7th Circuit Upholds Dismissal of Suit over Insufficient Funds Charges
A recent panel opinion from the U.S. Court of Appeals for the Seventh Circuit upheld a district court’s grant of a credit union’s motion to dismiss, ruling that the credit union’s method and number of insufficient funds (NSF) fees charged to a consumer for a single transaction were appropriate, and did not breach the contract with the consumer.
The plaintiff-appellant argued in her breach of contract claim that fees using the “ledger-balance method,” should have applied, as opposed to the “available-balance method” applied by the credit union. The ledger-balance method calculates the balance based on posted debits and deposits and does not incorporate transactions until they are settled, while the available-balance method includes deposit-holds and other authorized transactions that have not yet been settled.

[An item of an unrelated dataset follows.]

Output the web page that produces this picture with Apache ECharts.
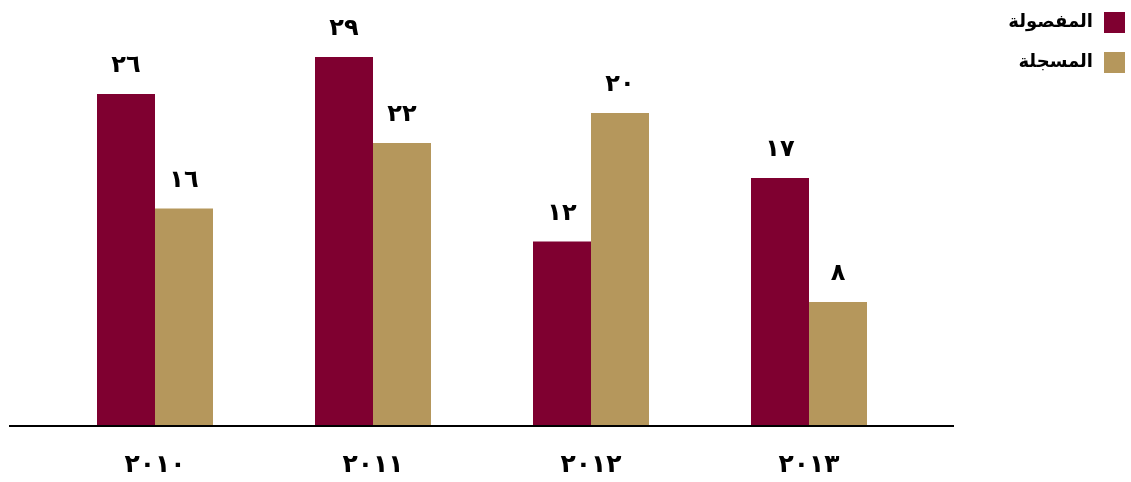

At the district court, plaintiff put forward two arguments in support of her claim that the credit union failed to adhere to the terms of its account agreement and therefore breached its contract with her. First, she argued that under an available funds theory, the credit union was not permitted to charge NSF fees when the account had sufficient funds per the account’s ledger-balance. Second, she argued a multiple fees theory under which she alleged her account agreement prohibited the credit union from charging multiple NSF fees when a merchant repeatedly attempted to debit the account with insufficient funds.
The district court rejected the plaintiff’s account-balance theory, noting that the account agreement required sufficient available funds, and reasoning that plaintiff’s reading would have rendered the agreement’s use of the word “available” meaningless. Plaintiff’s multiple-fees theory was also rejected, with the district court finding that the account agreement’s unambiguous language permitted multiple fees when a merchant presented the same transaction to the credit union more than once.
The Seventh Circuit agreed. In response to the plaintiff’s argument that her account agreement promised that the credit union would not assess NSF fees unless the account had an insufficient ledger balance at the time of the transaction under the plain language, the Court responded that this misinterpreted the language of the agreement taken as a whole, and that no such promise was evident from the contract terms. Thus, the agreement did not prohibit the credit union from using the available-balance method to charge NSF fees, and the account-balance theory was properly rejected by the district court.
As for the plaintiff’s multiple fees theory, i.e., that the Agreement promised to assess an NSF fee only one time per transaction by the customer, the Seventh Circuit again looked to the language of the entire account agreement and determined that it permitted the credit union to charge an NSF fee each time a payee attempts to make an ACH debit from an account with insufficient funds.